Give the material once more, word for word, without any images.

BEGIN Given material

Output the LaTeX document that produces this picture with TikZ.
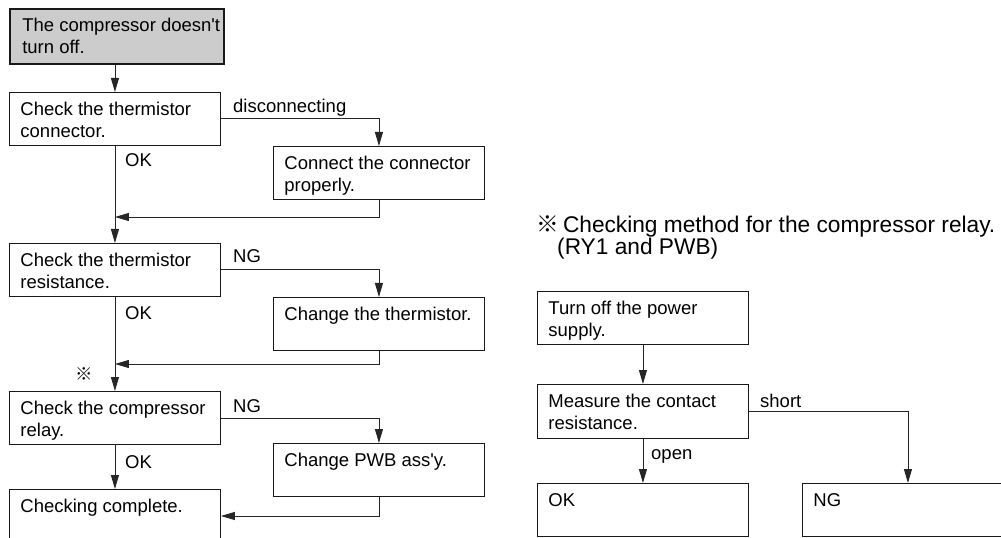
\documentclass[tikz,border=0pt]{standalone}
\usepackage{fontspec}
\setmainfont{Liberation Sans}[Ligatures=TeXOff]
\newfontfamily\cjk{Noto Sans CJK JP}
\usetikzlibrary{arrows.meta}
\newcommand{\bxt}[2][53bp]{\hspace*{11bp}\parbox[t][#1][t]{200bp}{\raggedright\rule{0pt}{23bp}#2}}
\tikzset{
  box/.style={draw=black!90, line width=0.9bp, inner sep=0pt, anchor=north west,
    minimum width=211bp, font=\fontsize{18.5bp}{22bp}\selectfont},
  arr/.style={draw=black!85, line width=0.9bp, -{Triangle[length=14bp,width=8bp]}},
  lbl/.style={inner sep=0pt, anchor=base west, font=\fontsize{18.5bp}{22bp}\selectfont},
}
\begin{document}
\begin{tikzpicture}[x=1bp,y=-1bp]
\useasboundingbox (0,0) rectangle (1001,538);
\clip (0,0) rectangle (1001,538);
% left flow
\node[box, fill=black!20, line width=1.6bp, minimum width=214bp] (start) at (9,8) {\bxt[55bp]{The compressor doesn't\\turn off.}};
\node[box] (b1) at (9,92) {\bxt{Check the thermistor\\connector.}};
\node[box] (c1) at (273,146) {\bxt{Connect the connector\\properly.}};
\node[box] (b3) at (9,243) {\bxt{Check the thermistor\\resistance.}};
\node[box] (c3) at (273,297) {\bxt{Change the thermistor.}};
\node[box] (b4) at (9,391) {\bxt{Check the compressor\\relay.}};
\node[box] (c4) at (273,443) {\bxt{Change PWB ass'y.}};
\node[box] (done) at (9,489) {\bxt{Checking complete.}};
\node[font=\cjk\fontsize{17.5bp}{20bp}\selectfont, inner sep=0pt] (mark) at (84,374) {※};
\coordinate (m1) at (b1.south |- 0,217);
\coordinate (m2) at (b1.south |- 0,364);
\coordinate (m3) at (done.east |- 0,516);
\draw[arr] (b1.north |- start.south) -- (b1.north);
\draw[arr] (b1.east) -| (c1.north);
\draw[arr] (b1.south) -- (b3.north);
\draw[arr] (c1.south) |- (m1);
\draw[arr] (b3.east) -| (c3.north);
\draw[arr] (b3.south) -- (b4.north);
\draw[arr] (c3.south) |- (m2);
\draw[arr] (b4.east) -| (c4.north);
\draw[arr] (b4.south) -- (done.north);
\draw[arr] (c4.south) |- (m3);
\node[lbl] (l1) at (233,113) {disconnecting};
\node[lbl] (l2) at (125,167) {OK};
\node[lbl] (l3) at (233,263) {NG};
\node[lbl] (l4) at (125,320) {OK};
\node[lbl] (l5) at (233,412) {NG};
\node[lbl] (l6) at (125,468) {OK};
% right flow
\node[inner sep=0pt, anchor=base west, font=\fontsize{22.7bp}{22bp}\selectfont] (title) at (536.6,233)
  {\parbox[t]{480bp}{\raggedright{\cjk ※}\hspace{3.5bp}Checking method for the compressor relay.\\\hspace*{20.4bp}(RY1 and PWB)}};
\node[box] (r1) at (537,291) {\bxt{Turn off the power\\supply.}};
\node[box, minimum height=54bp] (r2) at (537,384) {\bxt[54bp]{Measure the contact\\resistance.}};
\node[box] (r3) at (537,483) {\bxt{OK}};
\node[box] (r4) at (802,483) {\bxt{NG}};
\draw[arr] (r1.south) -- (r2.north);
\draw[arr] (r2.east) -| (r4.north);
\draw[arr] (r2.south) -- (r3.north);
\node[lbl] (l7) at (760,407) {short};
\node[lbl] (l8) at (651,459) {open};
\end{tikzpicture}
\end{document}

END Given material

Answer to this exercise:
Output the LaTeX document that produces this picture with TikZ.
\documentclass[tikz,border=0pt]{standalone}
\usepackage{fontspec}
\setmainfont{Liberation Sans}[Ligatures=TeXOff]
\newfontfamily\cjk{Noto Sans CJK JP}
\usetikzlibrary{arrows.meta}
\newcommand{\bxt}[2][53bp]{\hspace*{11bp}\parbox[t][#1][t]{200bp}{\raggedright\rule{0pt}{23bp}#2}}
\tikzset{
  box/.style={draw=black!90, line width=0.9bp, inner sep=0pt, anchor=north west,
    minimum width=211bp, font=\fontsize{18.5bp}{22bp}\selectfont},
  arr/.style={draw=black!85, line width=0.9bp, -{Triangle[length=14bp,width=8bp]}},
  lbl/.style={inner sep=0pt, anchor=base west, font=\fontsize{18.5bp}{22bp}\selectfont},
}
\begin{document}
\begin{tikzpicture}[x=1bp,y=-1bp]
\useasboundingbox (0,0) rectangle (1001,538);
\clip (0,0) rectangle (1001,538);
% left flow
\node[box, fill=black!20, line width=1.6bp, minimum width=214bp] (start) at (9,8) {\bxt[55bp]{The compressor doesn't\\turn off.}};
\node[box] (b1) at (9,92) {\bxt{Check the thermistor\\connector.}};
\node[box] (c1) at (273,146) {\bxt{Connect the connector\\properly.}};
\node[box] (b3) at (9,243) {\bxt{Check the thermistor\\resistance.}};
\node[box] (c3) at (273,297) {\bxt{Change the thermistor.}};
\node[box] (b4) at (9,391) {\bxt{Check the compressor\\relay.}};
\node[box] (c4) at (273,443) {\bxt{Change PWB ass'y.}};
\node[box] (done) at (9,489) {\bxt{Checking complete.}};
\node[font=\cjk\fontsize{17.5bp}{20bp}\selectfont, inner sep=0pt] (mark) at (84,374) {※};
\coordinate (m1) at (b1.south |- 0,217);
\coordinate (m2) at (b1.south |- 0,364);
\coordinate (m3) at (done.east |- 0,516);
\draw[arr] (b1.north |- start.south) -- (b1.north);
\draw[arr] (b1.east) -| (c1.north);
\draw[arr] (b1.south) -- (b3.north);
\draw[arr] (c1.south) |- (m1);
\draw[arr] (b3.east) -| (c3.north);
\draw[arr] (b3.south) -- (b4.north);
\draw[arr] (c3.south) |- (m2);
\draw[arr] (b4.east) -| (c4.north);
\draw[arr] (b4.south) -- (done.north);
\draw[arr] (c4.south) |- (m3);
\node[lbl] (l1) at (233,113) {disconnecting};
\node[lbl] (l2) at (125,167) {OK};
\node[lbl] (l3) at (233,263) {NG};
\node[lbl] (l4) at (125,320) {OK};
\node[lbl] (l5) at (233,412) {NG};
\node[lbl] (l6) at (125,468) {OK};
% right flow
\node[inner sep=0pt, anchor=base west, font=\fontsize{22.7bp}{22bp}\selectfont] (title) at (536.6,233)
  {\parbox[t]{480bp}{\raggedright{\cjk ※}\hspace{3.5bp}Checking method for the compressor relay.\\\hspace*{20.4bp}(RY1 and PWB)}};
\node[box] (r1) at (537,291) {\bxt{Turn off the power\\supply.}};
\node[box, minimum height=54bp] (r2) at (537,384) {\bxt[54bp]{Measure the contact\\resistance.}};
\node[box] (r3) at (537,483) {\bxt{OK}};
\node[box] (r4) at (802,483) {\bxt{NG}};
\draw[arr] (r1.south) -- (r2.north);
\draw[arr] (r2.east) -| (r4.north);
\draw[arr] (r2.south) -- (r3.north);
\node[lbl] (l7) at (760,407) {short};
\node[lbl] (l8) at (651,459) {open};
\end{tikzpicture}
\end{document}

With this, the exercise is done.